[Rows from a dataset of charts and code]
§ §
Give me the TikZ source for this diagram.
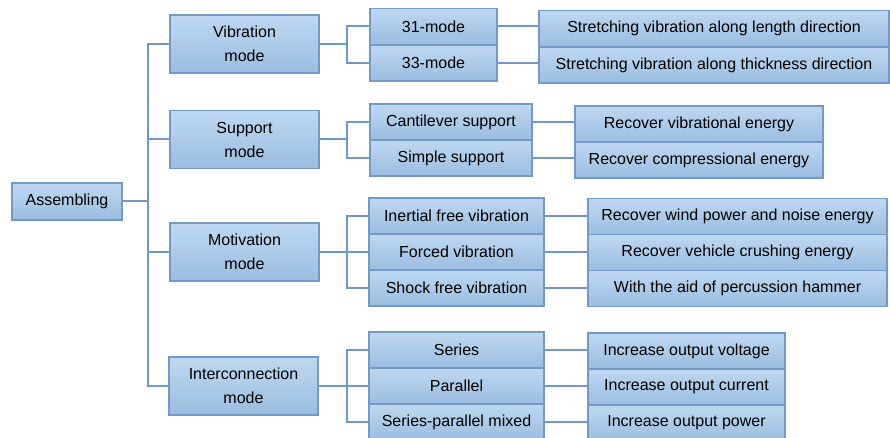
\documentclass[tikz,border=0pt]{standalone}
\usepackage{fontspec}
\setmainfont{Liberation Sans}
\usepackage{xcolor}
\usepackage{tikz}
\definecolor{boxtop}{RGB}{191,216,241}
\definecolor{boxbot}{RGB}{155,189,224}
\definecolor{boxedge}{RGB}{115,153,197}
\definecolor{linkcol}{RGB}{112,152,199}

\begin{document}
\begin{tikzpicture}[x=1pt, y=-1pt, font=\fontsize{16}{24}\selectfont,
  box/.style={draw=boxedge, line width=1.5pt, top color=boxtop, bottom color=boxbot,
    inner sep=0pt, align=center},
  mode/.style={box, minimum width=149pt, minimum height=58pt},
  sub/.style={box, minimum height=36pt},
  link/.style={draw=linkcol, line width=2pt}]
  \useasboundingbox (0,0) rectangle (890,438);
  % root and the four modes
  \node[box, minimum width=110pt, minimum height=37pt] (asm) at (67,201.5) {Assembling};
  \node[mode] (vib) at (244.5,44) {Vibration\\mode};
  \node[mode] (sup) at (244.5,139.5) {Support\\mode};
  \node[mode] (mot) at (244.5,252) {Motivation\\mode};
  \node[mode] (icn) at (243.5,386) {Interconnection\\mode};
  % second level
  \node[sub, minimum width=127pt] (m31) at (433.5,26.5) {31-mode};
  \node[sub, minimum width=127pt] (m33) at (433.5,63) {33-mode};
  \node[sub, minimum width=162pt] (cant) at (451,122) {Cantilever support};
  \node[sub, minimum width=162pt] (simp) at (451,158) {Simple support};
  \node[sub, minimum width=175pt] (inert) at (456.5,216) {Inertial free vibration};
  \node[sub, minimum width=175pt] (forced) at (456.5,252) {Forced vibration};
  \node[sub, minimum width=175pt] (shock) at (456.5,288) {Shock free vibration};
  \node[sub, minimum width=175pt] (ser) at (456.5,350) {Series};
  \node[sub, minimum width=175pt] (par) at (456.5,386) {Parallel};
  \node[sub, minimum width=175pt] (spm) at (456.5,422) {Series-parallel mixed};
  % third level
  \node[sub, minimum width=350pt] (rlen) at (714,28.5) {Stretching vibration along length direction};
  \node[sub, minimum width=350pt] (rthk) at (714,65) {Stretching vibration along thickness direction};
  \node[sub, minimum width=248pt] (rvib) at (699,124) {Recover vibrational energy};
  \node[sub, minimum width=248pt] (rcomp) at (699,160) {Recover compressional energy};
  \node[sub, minimum width=299pt] (rwind) at (737.5,216.5) {Recover wind power and noise energy};
  \node[sub, minimum width=299pt] (rveh) at (737.5,252.5) {Recover vehicle crushing energy};
  \node[sub, minimum width=299pt] (rham) at (737.5,288.5) {With the aid of percussion hammer};
  \node[sub, minimum width=197pt] (rvolt) at (686.5,351) {Increase output voltage};
  \node[sub, minimum width=197pt] (rcur) at (686.5,387) {Increase output current};
  \node[sub, minimum width=197pt] (rpow) at (686.5,423) {Increase output power};
  % trunk and branches
  \coordinate (trunk) at (148,0);
  \coordinate (br) at (347,0);
  \draw[link] (asm.east) -- (asm.east -| trunk);
  \draw[link] (vib.west) -- (vib.west -| trunk) -- (icn.west -| trunk) -- (icn.west);
  \draw[link] (sup.west) -- (sup.west -| trunk);
  \draw[link] (mot.west) -- (mot.west -| trunk);
  \draw[link] (vib.east) -- (vib.east -| br);
  \draw[link] (m31.west) -- (m31.west -| br) -- (m33.west -| br) -- (m33.west);
  \draw[link] (sup.east) -- (sup.east -| br);
  \draw[link] (cant.west) -- (cant.west -| br) -- (simp.west -| br) -- (simp.west);
  \draw[link] (mot.east) -- (forced.west);
  \draw[link] (inert.west) -- (inert.west -| br) -- (shock.west -| br) -- (shock.west);
  \draw[link] (icn.east) -- (par.west);
  \draw[link] (ser.west) -- (ser.west -| br) -- (spm.west -| br) -- (spm.west);
  % leaves
  \foreach \a/\b in {m31/rlen, m33/rthk, cant/rvib, simp/rcomp, inert/rwind,
    forced/rveh, shock/rham, ser/rvolt, par/rcur, spm/rpow}
    \draw[link] (\a.east) -- (\a.east -| \b.west);
\end{tikzpicture}
\end{document}
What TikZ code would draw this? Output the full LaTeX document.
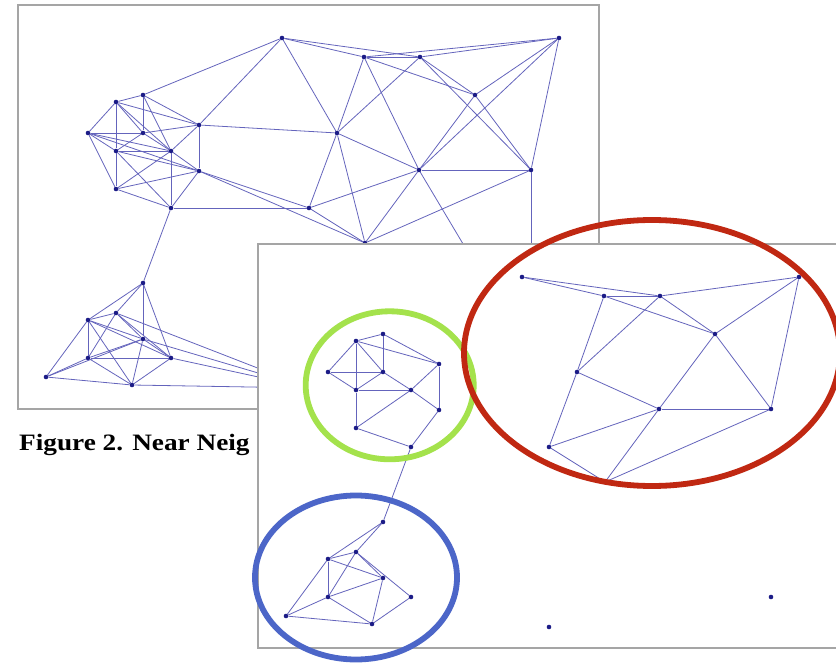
\documentclass[tikz,border=0pt]{standalone}
\usepackage{fontspec}
\setmainfont{Liberation Serif}
\definecolor{edgecol}{RGB}{100,100,188}
\definecolor{dotcol}{RGB}{28,28,135}
\definecolor{panelcol}{RGB}{165,165,165}
\definecolor{ringgreen}{RGB}{164,226,76}
\definecolor{ringred}{RGB}{192,40,18}
\definecolor{ringblue}{RGB}{76,102,200}
\newcommand\placegraph[1]{%
  \node[gdot] (#1-a1) at (282,38) {};
  \node[gdot] (#1-b1) at (116,102) {};
  \node[gdot] (#1-b2) at (143,95) {};
  \node[gdot] (#1-b3) at (88,133) {};
  \node[gdot] (#1-b4) at (143,133) {};
  \node[gdot] (#1-b5) at (199,125) {};
  \node[gdot] (#1-b6) at (116,151) {};
  \node[gdot] (#1-b7) at (171,151) {};
  \node[gdot] (#1-b8) at (199,171) {};
  \node[gdot] (#1-b9) at (116,189) {};
  \node[gdot] (#1-b10) at (171,208) {};
  \node[gdot] (#1-c1) at (364,57) {};
  \node[gdot] (#1-c2) at (420,57) {};
  \node[gdot] (#1-c3) at (559,38) {};
  \node[gdot] (#1-c4) at (475,95) {};
  \node[gdot] (#1-c5) at (337,133) {};
  \node[gdot] (#1-c6) at (419,170) {};
  \node[gdot] (#1-c7) at (531,170) {};
  \node[gdot] (#1-c8) at (309,208) {};
  \node[gdot] (#1-c9) at (365,243) {};
  \node[gdot] (#1-d1) at (143,283) {};
  \node[gdot] (#1-d2) at (88,320) {};
  \node[gdot] (#1-d3) at (116,313) {};
  \node[gdot] (#1-d4) at (143,339) {};
  \node[gdot] (#1-d5) at (88,358) {};
  \node[gdot] (#1-d6) at (171,358) {};
  \node[gdot] (#1-d7) at (46,377) {};
  \node[gdot] (#1-d8) at (132,385) {};
  \node[gdot] (#1-e1) at (309,388) {};
  \node[gdot] (#1-e2) at (531,358) {};
}
\begin{document}
\begin{tikzpicture}[x=1pt,y=-1pt,
  gdot/.style={circle,fill=dotcol,draw=none,inner sep=0pt,minimum size=4.6pt},
  gedge/.style={draw=edgecol,line width=0.8pt},
  panel/.style={draw=panelcol,line width=1.6pt},
  ring/.style={line width=5.8pt}]
\useasboundingbox (0,0) rectangle (836,663);
\clip (0,0) rectangle (836,663);
% back panel
\draw[panel] (18,5) rectangle (599,409);
\placegraph{k}
\foreach \a/\b in {b1/b2,b1/b3,b1/b4,b1/b5,b1/b6,b1/b7,b2/b4,b2/b5,b2/b7,b2/a1,
  b3/b4,b3/b6,b3/b7,b3/b8,b3/b9,b4/b5,b4/b6,b4/b7,b5/b7,b5/b8,b5/a1,b5/c5,
  b6/b7,b6/b8,b6/b9,b6/b10,b7/b8,b7/b9,b7/b10,b8/b9,b8/b10,b8/c8,b8/c9,b9/b10,
  b10/c8,b10/d1,
  a1/c1,a1/c2,a1/c5,c1/c2,c1/c3,c2/c3,c1/c4,c1/c5,c1/c6,c2/c4,c2/c5,c2/c7,
  c3/c4,c3/c6,c3/c7,c4/c6,c4/c7,c5/c6,c5/c8,c5/c9,c6/c7,c6/c8,c6/c9,c6/e2,
  c7/c9,c7/e2,c8/c9,
  d1/d2,d1/d3,d1/d4,d1/d6,d2/d3,d2/d4,d2/d5,d2/d6,d2/d7,d2/d8,d3/d4,d3/d5,
  d3/d6,d3/e1,d4/d5,d4/d6,d4/d7,d4/d8,d4/e1,d5/d6,d5/d7,d5/d8,d6/d8,d6/e1,
  d7/d8,d8/e1}
  \draw[gedge] (k-\a) -- (k-\b);
\node[anchor=base west,inner sep=0pt] (caption) at (19,450)
  {\scalebox{1.16}[1]{\fontsize{23.5}{28}\selectfont\bfseries Figure 2. Near Neig}};
% front panel
\fill[white] (258,244) rectangle (880,648);
\draw[panel] (258,244) rectangle (880,648);
\begin{scope}[shift={(240,239)}]
\placegraph{f}
\foreach \a/\b in {b1/b2,b1/b3,b1/b4,b1/b5,b1/b6,b2/b4,b2/b5,b3/b4,b3/b6,b4/b6,
  b4/b7,b6/b7,b6/b9,b5/b7,b5/b8,b7/b8,b7/b9,b9/b10,b8/b10,b10/d1,
  d1/d2,d1/d3,d2/d3,d2/d4,d2/d5,d2/d7,d3/d4,d3/d6,d3/d5,d4/d5,d4/d8,d5/d7,
  d5/d8,d6/d8,d7/d8,
  a1/c1,a1/c2,c1/c2,c2/c3,c1/c4,c2/c4,c2/c5,c1/c5,c5/c8,c3/c4,c3/c7,c4/c6,
  c4/c7,c5/c6,c6/c7,c6/c8,c6/c9,c7/c9,c8/c9}
  \draw[gedge] (f-\a) -- (f-\b);
\end{scope}
% rings
\draw[ring,ringgreen] (389.7,385.3) ellipse [x radius=84, y radius=74];
\draw[ring,ringred] (652,353) ellipse [x radius=188, y radius=133];
\draw[ring,ringblue] (356,577.5) ellipse [x radius=101, y radius=82];
\end{tikzpicture}
\end{document}
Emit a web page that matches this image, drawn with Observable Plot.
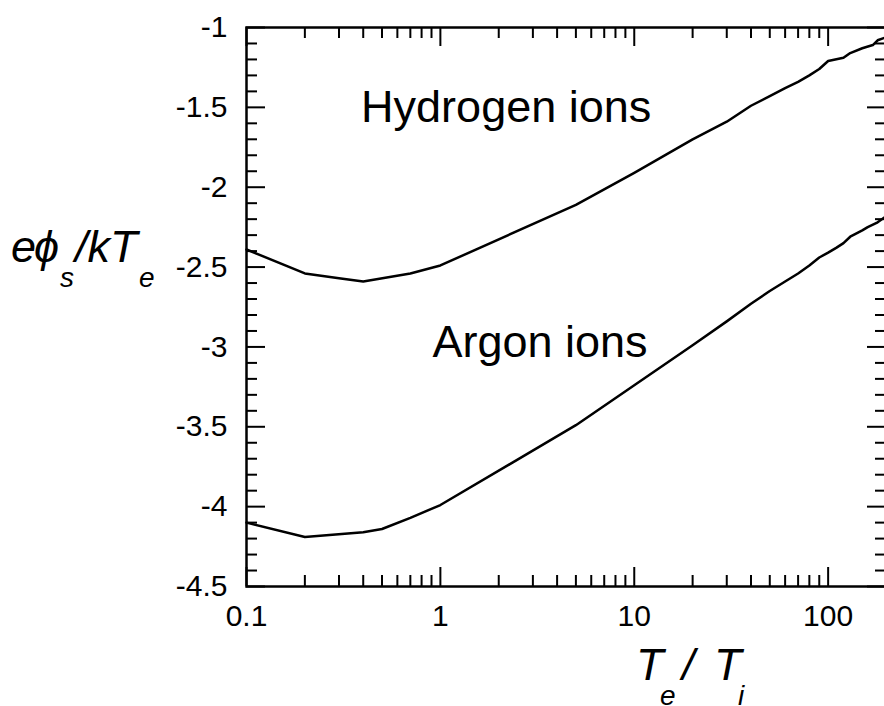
<!DOCTYPE html>
<html><head><meta charset="utf-8">
<script src="https://cdn.jsdelivr.net/npm/d3@7"></script>
<script src="https://cdn.jsdelivr.net/npm/@observablehq/plot@0.6"></script>
<style>
body{margin:0;background:#fff;}
#chart svg{overflow:visible;}
</style>
</head><body><div id="chart"></div>
<script>
// ---- data ----
const hydrogenX = [0.1, 0.2, 0.3, 0.4, 0.7, 1, 5, 10, 20, 30, 40, 50, 60, 70, 80, 90, 100, 120, 130, 150, 170, 180, 200];
const hydrogenY = [-2.39, -2.54, -2.57, -2.59, -2.54, -2.49, -2.11, -1.91, -1.70, -1.59, -1.49, -1.43, -1.38, -1.34, -1.30, -1.26, -1.21, -1.19, -1.16, -1.13, -1.11, -1.08, -1.06];
const argonX = [0.1, 0.2, 0.4, 0.5, 0.7, 1, 5, 10, 20, 30, 40, 50, 60, 70, 80, 90, 100, 110, 120, 130, 150, 160, 180, 200];
const argonY = [-4.10, -4.19, -4.16, -4.14, -4.07, -3.99, -3.49, -3.24, -2.99, -2.84, -2.73, -2.65, -2.59, -2.54, -2.49, -2.44, -2.41, -2.38, -2.35, -2.31, -2.27, -2.25, -2.22, -2.18];
const seriesNames = ["Hydrogen ions", "Argon ions"];
const labelX = [0.39, 0.91];
const labelY = [-1.5, -2.97];
const xTickValues = [0.1, 1, 10, 100];
const xTickLabels = ["0.1", "1", "10", "100"];
const yTickValues = [-1, -1.5, -2, -2.5, -3, -3.5, -4, -4.5];
const yTickLabels = ["-1", "-1.5", "-2", "-2.5", "-3", "-3.5", "-4", "-4.5"];
const xDomain = [0.1, 200];
const yDomain = [-4.5, -1];

// ---- derived tables ----
const lineData = [
  ...hydrogenX.map((x, i) => ({x, y: hydrogenY[i], series: seriesNames[0]})),
  ...argonX.map((x, i) => ({x, y: argonY[i], series: seriesNames[1]}))
];
const xMinor = [];
for (const dec of [0.1, 1, 10, 100]) for (let k = 2; k <= 9; k++) { const v = +(dec * k).toPrecision(3); if (v <= xDomain[1]) xMinor.push(v); }
const xMajor = xTickValues;
const yMinor = [];
for (let k = 10; k <= 45; k++) if (k % 5 !== 0) yMinor.push(-k / 10);
const yMajor = yTickValues;

const W = 884, H = 706, mL = 246, mT = 27, mB = 120, mR = -2;
const innerH = H - mT - mB, innerW = W - mL - mR;
const majorLen = 19, minorLen = 11;
const FONT = "'Liberation Sans', Arial, sans-serif";

const plot = Plot.plot({
  width: W, height: H,
  marginLeft: mL, marginTop: mT, marginBottom: mB, marginRight: mR,
  style: {fontFamily: FONT, color: "black", background: "white"},
  x: {type: "log", domain: xDomain, axis: null},
  y: {domain: yDomain, axis: null},
  marks: [
    // inward ticks: bottom & top
    Plot.ruleX(xMinor, {x: d => d, insetTop: innerH - minorLen, stroke: "black", strokeWidth: 2}),
    Plot.ruleX(xMajor, {x: d => d, insetTop: innerH - majorLen, stroke: "black", strokeWidth: 2}),
    Plot.ruleX(xMinor, {x: d => d, insetBottom: innerH - minorLen, stroke: "black", strokeWidth: 2}),
    Plot.ruleX(xMajor, {x: d => d, insetBottom: innerH - majorLen, stroke: "black", strokeWidth: 2}),
    // inward ticks: left & right
    Plot.ruleY(yMinor, {y: d => d, insetRight: innerW - minorLen, stroke: "black", strokeWidth: 2}),
    Plot.ruleY(yMajor, {y: d => d, insetRight: innerW - majorLen, stroke: "black", strokeWidth: 2}),
    Plot.ruleY(yMinor, {y: d => d, insetLeft: innerW - minorLen, stroke: "black", strokeWidth: 2}),
    Plot.ruleY(yMajor, {y: d => d, insetLeft: innerW - majorLen, stroke: "black", strokeWidth: 2}),
    Plot.frame({stroke: "black", strokeWidth: 2.5}),
    // tick labels
    Plot.text(xTickValues, {x: d => d, frameAnchor: "bottom", dy: 18, lineAnchor: "top", text: d => xTickLabels[xTickValues.indexOf(d)], fontSize: 30, fill: "black"}),
    Plot.text(yTickValues, {y: d => d, frameAnchor: "left", dx: -19, textAnchor: "end", text: d => yTickLabels[yTickValues.indexOf(d)], fontSize: 30, fill: "black"}),
    Plot.line(lineData, {x: "x", y: "y", z: "series", stroke: "black", strokeWidth: 2.5}),
    Plot.text(seriesNames, {x: (d, i) => labelX[i], y: (d, i) => labelY[i], text: d => d, textAnchor: "start", fontSize: 45, fill: "black"})
  ]
});
document.getElementById("chart").appendChild(plot);

// ---- axis titles with subscripts ----
const svg = d3.select(plot);
const yt = svg.append("text")
  .attr("font-family", FONT).attr("text-anchor", "start")
  .attr("font-style", "italic").attr("font-size", 45).attr("fill", "black")
  .attr("y", 262);
yt.append("tspan").attr("x", 11).text("e");
yt.append("tspan").attr("x", 34).text("\u03D5");
yt.append("tspan").attr("x", 60).attr("y", 287).attr("font-size", 28).text("s");
yt.append("tspan").attr("x", 75).attr("y", 262).text("/kT");
yt.append("tspan").attr("x", 139).attr("y", 287).attr("font-size", 28).text("e");

const xt = svg.append("text")
  .attr("font-family", FONT).attr("text-anchor", "start")
  .attr("font-style", "italic").attr("font-size", 45).attr("fill", "black")
  .attr("y", 680);
xt.append("tspan").attr("x", 636).text("T");
xt.append("tspan").attr("x", 660).attr("y", 705).attr("font-size", 28).text("e");
xt.append("tspan").attr("x", 682).attr("y", 680).text("/");
xt.append("tspan").attr("x", 714).text("T");
xt.append("tspan").attr("x", 738).attr("y", 705).attr("font-size", 28).text("i");
</script>
</body></html>
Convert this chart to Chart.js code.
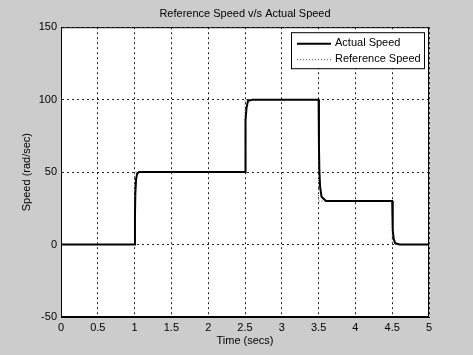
<!DOCTYPE html>
<html>
<head>
<meta charset="utf-8">
<script src="https://cdn.jsdelivr.net/npm/chart.js@4"></script>
<style>
  html, body { margin: 0; padding: 0; background: #cccccc; }
  canvas { display: block; }
</style>
</head>
<body>
<canvas id="chart" width="473" height="355"></canvas>
<script>
// reference speed (step input)
const refTime  = [0, 1, 1, 2.5, 2.5, 3.5, 3.5, 4.5, 4.5, 5];
const refSpeed = [0, 0, 50, 50, 100, 100, 30, 30, 0, 0];

// actual speed
const actTime  = [0, 1.0, 1.005, 1.01, 1.02, 1.035, 1.06, 2.5, 2.505, 2.51, 2.52, 2.54, 2.6,
                  3.5, 3.505, 3.51, 3.52, 3.54, 3.6, 4.5, 4.505, 4.51, 4.52, 4.54, 4.6, 5];
const actSpeed = [0, 0, 20, 35, 45, 49, 50, 50, 72, 86, 94, 99, 100,
                  100, 68, 52, 40, 33, 30, 30, 18, 10, 4, 1, 0, 0];

const xTicks = [0, 0.5, 1, 1.5, 2, 2.5, 3, 3.5, 4, 4.5, 5];
const yTicks = [-50, 0, 50, 100, 150];

const toPoints = (xs, ys) => xs.map((x, i) => ({x, y: ys[i]}));
const FONT = {family: '"Liberation Sans", Arial, sans-serif', size: 11};

// grey figure, white axes, black box and a matlab style legend
const matlabLook = {
  id: 'matlabLook',
  beforeDraw(chart) {
    const {ctx, chartArea: a} = chart;
    ctx.save();
    ctx.fillStyle = '#cccccc';
    ctx.fillRect(0, 0, chart.width, chart.height);
    ctx.fillStyle = '#ffffff';
    ctx.fillRect(a.left, a.top, a.right - a.left, a.bottom - a.top);
    ctx.restore();
  },
  afterDraw(chart) {
    const {ctx, chartArea: a} = chart;
    ctx.save();
    ctx.strokeStyle = '#000';
    ctx.lineWidth = 1;
    ctx.strokeRect(a.left + 0.5, a.top + 0.5, a.right - a.left - 1, a.bottom - a.top - 1);

    // legend
    const w = 133, h = 36;
    const lx = a.right - 5 - w, ly = a.top + 5;
    ctx.fillStyle = '#fff';
    ctx.fillRect(lx, ly, w, h);
    ctx.strokeRect(lx + 0.5, ly + 0.5, w, h);
    ctx.font = '11px "Liberation Sans", Arial, sans-serif';
    ctx.textBaseline = 'middle';
    chart.data.datasets.forEach((ds, i) => {
      const y = ly + 11 + i * 16;
      ctx.beginPath();
      ctx.strokeStyle = ds.borderColor;
      ctx.lineWidth = ds.borderWidth;
      ctx.setLineDash(ds.borderDash || []);
      ctx.moveTo(lx + 6, y + 0.5);
      ctx.lineTo(lx + 40, y + 0.5);
      ctx.stroke();
      ctx.setLineDash([]);
      ctx.fillStyle = '#000';
      ctx.fillText(ds.label, lx + 44, y);
    });
    ctx.restore();
  }
};

new Chart(document.getElementById('chart').getContext('2d'), {
  type: 'line',
  data: {
    datasets: [
      {
        label: 'Actual Speed',
        data: toPoints(actTime, actSpeed),
        borderColor: '#000000',
        borderWidth: 2,
        pointRadius: 0,
        tension: 0,
        fill: false,
      },
      {
        label: 'Reference Speed',
        data: toPoints(refTime, refSpeed),
        borderColor: '#555555',
        borderWidth: 1,
        borderDash: [1, 2],
        pointRadius: 0,
        tension: 0,
        fill: false,
      },
    ]
  },
  options: {
    responsive: false,
    animation: false,
    layout: {padding: {left: 0, right: 44, top: 0, bottom: 0}},
    plugins: {
      legend: {display: false},
      tooltip: {enabled: false},
      title: {
        display: true,
        fullSize: false,
        text: 'Reference Speed v/s Actual Speed',
        color: '#000',
        font: {...FONT, weight: 'normal'},
        padding: {top: 7, bottom: 7},
      },
    },
    scales: {
      x: {
        type: 'linear',
        min: 0,
        max: 5,
        afterBuildTicks: scale => { scale.ticks = xTicks.map(value => ({value})); },
        afterFit: scale => { scale.height = 38; },
        ticks: {color: '#000', font: FONT, padding: 4, maxRotation: 0, callback: v => String(v)},
        grid: {color: '#222', lineWidth: 1, drawTicks: false},
        border: {display: true, color: '#000', dash: [2, 3]},
        title: {display: true, text: 'Time (secs)', color: '#000', font: FONT, padding: {top: 0, bottom: 7}},
      },
      y: {
        type: 'linear',
        min: -50,
        max: 150,
        afterBuildTicks: scale => { scale.ticks = yTicks.map(value => ({value})); },
        afterFit: scale => { scale.width = 61; },
        ticks: {color: '#000', font: FONT, padding: 4, callback: v => String(v)},
        grid: {color: '#222', lineWidth: 1, drawTicks: false},
        border: {display: true, color: '#000', dash: [2, 3]},
        title: {display: true, text: 'Speed (rad/sec)', color: '#000', font: FONT, padding: {top: 20, bottom: 0}},
      }
    }
  },
  plugins: [matlabLook]
});
</script>
</body>
</html>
§ §
▶ _OBJECTIVE_
Retype the lines above exactly as they appear, from the line containing "Convert this chart to Chart.js code." through the line containing "ctx.strokeRect(a.left + 0.5, a.top", and leave out any pictures.

▶ _CORRECT RESPONSE_
Convert this chart to Chart.js code.
<!DOCTYPE html>
<html>
<head>
<meta charset="utf-8">
<script src="https://cdn.jsdelivr.net/npm/chart.js@4"></script>
<style>
  html, body { margin: 0; padding: 0; background: #cccccc; }
  canvas { display: block; }
</style>
</head>
<body>
<canvas id="chart" width="473" height="355"></canvas>
<script>
// reference speed (step input)
const refTime  = [0, 1, 1, 2.5, 2.5, 3.5, 3.5, 4.5, 4.5, 5];
const refSpeed = [0, 0, 50, 50, 100, 100, 30, 30, 0, 0];

// actual speed
const actTime  = [0, 1.0, 1.005, 1.01, 1.02, 1.035, 1.06, 2.5, 2.505, 2.51, 2.52, 2.54, 2.6,
                  3.5, 3.505, 3.51, 3.52, 3.54, 3.6, 4.5, 4.505, 4.51, 4.52, 4.54, 4.6, 5];
const actSpeed = [0, 0, 20, 35, 45, 49, 50, 50, 72, 86, 94, 99, 100,
                  100, 68, 52, 40, 33, 30, 30, 18, 10, 4, 1, 0, 0];

const xTicks = [0, 0.5, 1, 1.5, 2, 2.5, 3, 3.5, 4, 4.5, 5];
const yTicks = [-50, 0, 50, 100, 150];

const toPoints = (xs, ys) => xs.map((x, i) => ({x, y: ys[i]}));
const FONT = {family: '"Liberation Sans", Arial, sans-serif', size: 11};

// grey figure, white axes, black box and a matlab style legend
const matlabLook = {
  id: 'matlabLook',
  beforeDraw(chart) {
    const {ctx, chartArea: a} = chart;
    ctx.save();
    ctx.fillStyle = '#cccccc';
    ctx.fillRect(0, 0, chart.width, chart.height);
    ctx.fillStyle = '#ffffff';
    ctx.fillRect(a.left, a.top, a.right - a.left, a.bottom - a.top);
    ctx.restore();
  },
  afterDraw(chart) {
    const {ctx, chartArea: a} = chart;
    ctx.save();
    ctx.strokeStyle = '#000';
    ctx.lineWidth = 1;
    ctx.strokeRect(a.left + 0.5, a.top + 0.5, a.right - a.left - 1, a.bottom - a.top - 1);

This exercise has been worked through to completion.